The register records both secular and ecclesiastical matters. The appointment and dismissal of clerics to their positions, licenses to study, charters and grants of land to secular individuals, the sequestration of secular and ecclesiastical properties and goods, letters patent affecting clerics and laymen, and the results of visitations. While this count is not exhaustive, it does give some sense of the wide-ranging nature of the register.

Volume two completes the labor of Prof. Hughes and is indispensable to making full use of volume one. Ordination lists comprise the bulk of the text and provide the names of the ordinands, locations (when recorded), as well as their status (acolyte, brother, subdeacon, deacon, priest, orders and patrons. While the lists dominant these later portions of the register, occasional folios contain charters, grants, and episcopal decrees.

Appendix A provides full Latin texts of selected entries in the register. These are particularly interesting since the full entries provide greater detail to disciplinary cases, licenses to study, and such matters as disputed appointments. Appendix B is a table of the years and terms of ordination services held in the diocese. This is followed by Appendix C giving the precise dates and locations of the ordination services as well as the celebrants. In most cases, Langton himself presided as celebrant.

Bishop Langton's itinerary is given in Appendix D. Langton frequently traveled outside the realm during the first years as he juggled his service to the crown and to the church. After 1301, almost all of his travel was within England and, in his last decade as bishop, almost exclusively within his diocese.

The two indices will be most useful to scholars. The index of persons and places is very thorough and extensive. The subject index will also prove helpful, although it is not exhaustive.

In these two volumes, Hughes has maintained high standards--her own and those of the Canterbury and York Society.

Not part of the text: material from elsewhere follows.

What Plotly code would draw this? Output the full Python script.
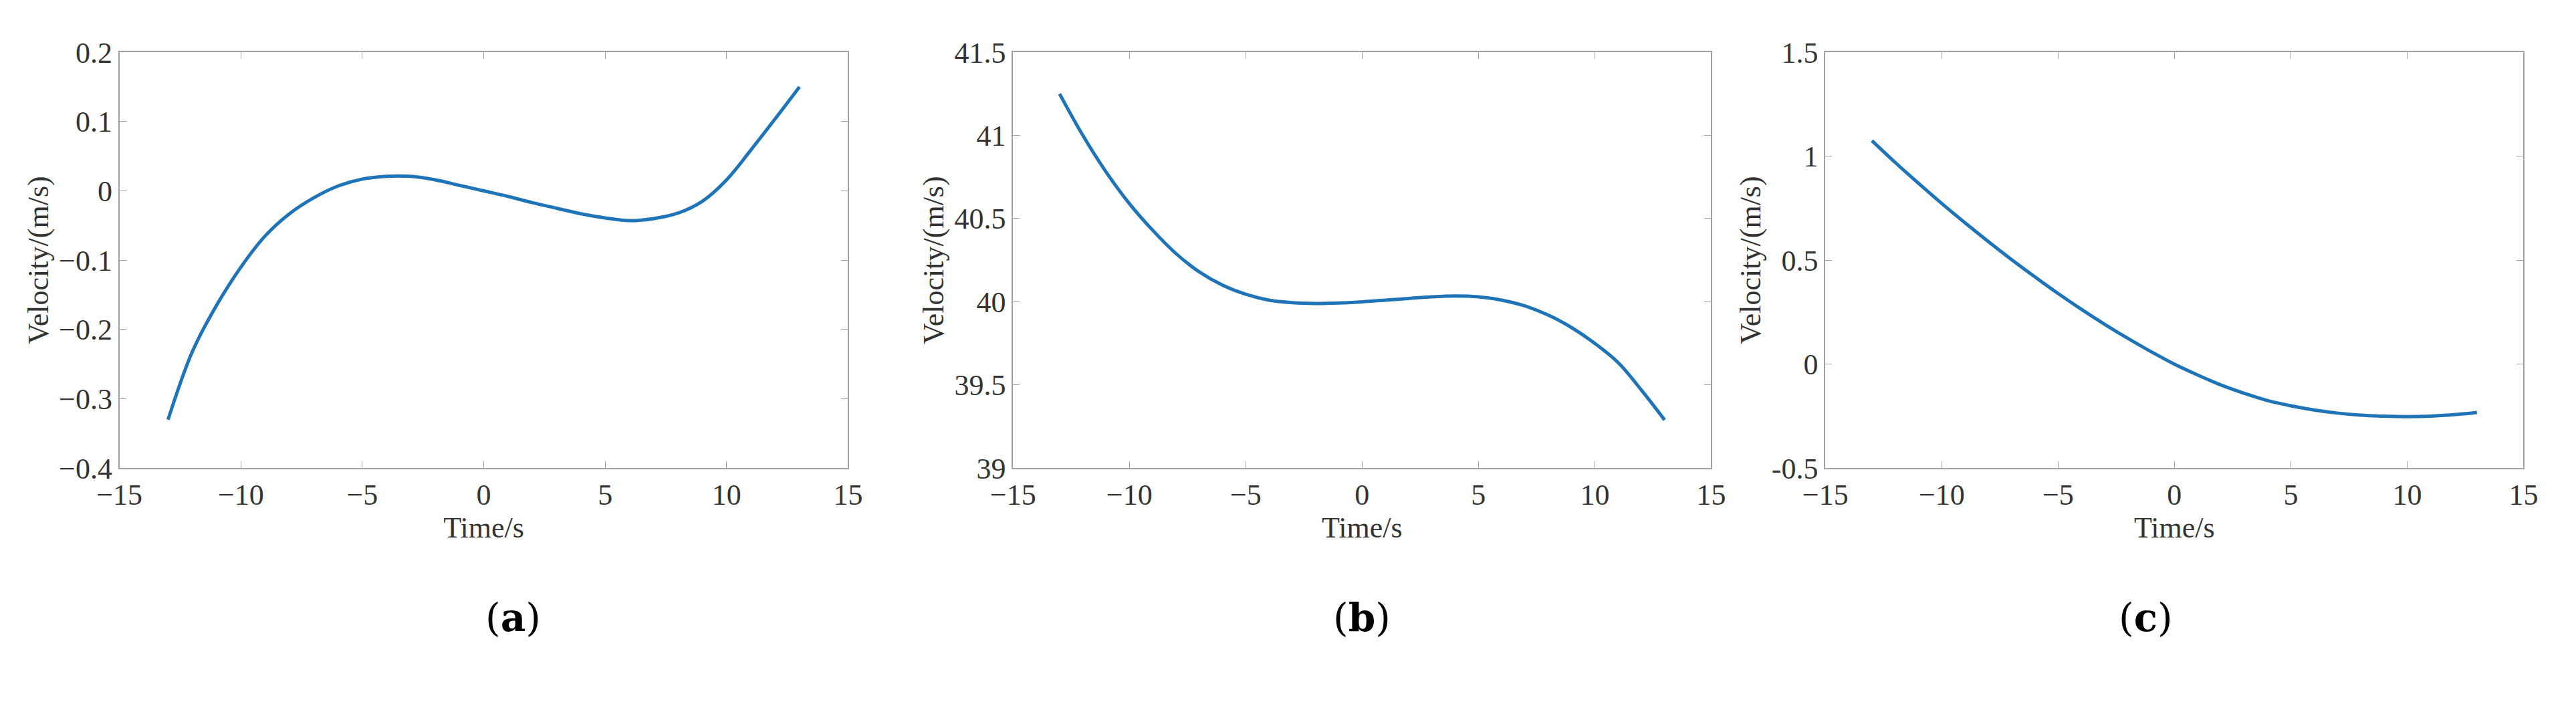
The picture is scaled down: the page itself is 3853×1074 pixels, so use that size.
import plotly.graph_objects as go

time_s = [-13, -12, -11, -10, -9, -8, -7, -6, -5, -4, -3, -2, -1, 0,
          1, 2, 3, 4, 5, 6, 7, 8, 9, 10, 11, 12, 13]

vel_a = [-0.33, -0.232, -0.165, -0.11, -0.065, -0.033, -0.01, 0.007, 0.017, 0.021, 0.021, 0.016, 0.008, 0.0,
         -0.008, -0.017, -0.025, -0.033, -0.039, -0.043, -0.04, -0.032, -0.015, 0.016, 0.059, 0.104, 0.15]
vel_b = [41.25, 41.0, 40.78, 40.59, 40.43, 40.29, 40.18, 40.1, 40.045, 40.01, 39.995, 39.99, 39.993, 40.0,
         40.01, 40.02, 40.03, 40.035, 40.03, 40.01, 39.975, 39.92, 39.845, 39.75, 39.635, 39.47, 39.29]
vel_c = [1.075, 0.97, 0.87, 0.773, 0.68, 0.59, 0.503, 0.42, 0.34, 0.264, 0.192, 0.124, 0.06, 0.0,
         -0.052, -0.1, -0.14, -0.175, -0.2, -0.22, -0.235, -0.245, -0.25, -0.252, -0.25, -0.243, -0.232]

panels = ["a", "b", "c"]
yranges = [[-0.4, 0.2], [39, 41.5], [-0.5, 1.5]]
ytick_vals = [[-0.4, -0.3, -0.2, -0.1, 0, 0.1, 0.2],
              [39, 39.5, 40, 40.5, 41, 41.5],
              [-0.5, 0, 0.5, 1, 1.5]]
ytick_text = [["\u22120.4", "\u22120.3", "\u22120.2", "\u22120.1", "0", "0.1", "0.2"],
              ["39", "39.5", "40", "40.5", "41", "41.5"],
              ["-0.5", "0", "0.5", "1", "1.5"]]
xtick_vals = [-15, -10, -5, 0, 5, 10, 15]
xtick_text = ["\u221215", "\u221210", "\u22125", "0", "5", "10", "15"]

fig = go.Figure()
domains = [[0.036, 0.323], [0.388, 0.663], [0.708, 0.983]]
font = dict(family="Liberation Serif", size=44, color="#333333")

for i, vals in enumerate([vel_a, vel_b, vel_c]):
    n = "" if i == 0 else str(i + 1)
    fig.add_trace(go.Scatter(x=time_s, y=vals, mode="lines", line=dict(color="#1f73b7", width=5, shape="spline"),
                             xaxis="x" + n, yaxis="y" + n, showlegend=False))
    ax = dict(showline=True, mirror="ticks", linecolor="#a0a0a0", linewidth=2, ticks="inside",
              ticklen=10, tickcolor="#a0a0a0", showgrid=False, zeroline=False, tickfont=font)
    fig.layout["xaxis" + n] = dict(ax, domain=domains[i], range=[-15, 15], tickvals=xtick_vals,
                                   ticktext=xtick_text, anchor="y" + n,
                                   title=dict(text="Time/s", font=font, standoff=2))
    fig.layout["yaxis" + n] = dict(ax, domain=[0.348, 0.955], range=yranges[i], tickvals=ytick_vals[i],
                                   ticktext=ytick_text[i], anchor="x" + n,
                                   title=dict(text="Velocity/(m/s)", font=font, standoff=2))
    mid = (domains[i][0] + domains[i][1]) / 2
    fig.add_annotation(text="(<b>%s</b>)" % panels[i], x=mid, y=0.13, xref="paper", yref="paper",
                       showarrow=False, yanchor="middle", font=dict(family="DejaVu Serif", size=58, color="#000000"))

fig.update_layout(width=3853, height=1074, plot_bgcolor="white", paper_bgcolor="white",
                  margin=dict(l=0, r=0, t=0, b=0))
fig.write_html("out.html")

The Register of Walter Langton is a worthy addition to the society's series and to libraries of scholars and universities.

1. A. Beardwood, "The Trial of Walter Langton, Bishop of Lichfield, 1307-1312," Transactions of the American Philosophical Society, new ser., 54 (1964), 5-45.

2. Jill B. Hughes, "The episcopate of Walter Langton, bishop of Coventry and Lichfield, 1296-1321, with a calendar of his register" (3 vols.), University of Nottingham, Ph.D. thesis, 1992.

3. Jill B. Hughes, ed., The Register of Walter Langton, Bishop of Coventry and Lichfield, vol. 1: 1296-1321, The Canterbury and York Society, vol. 91 (Woodbridge, Suffolk: The Canterbury and York Society and Boydell Press, 2001).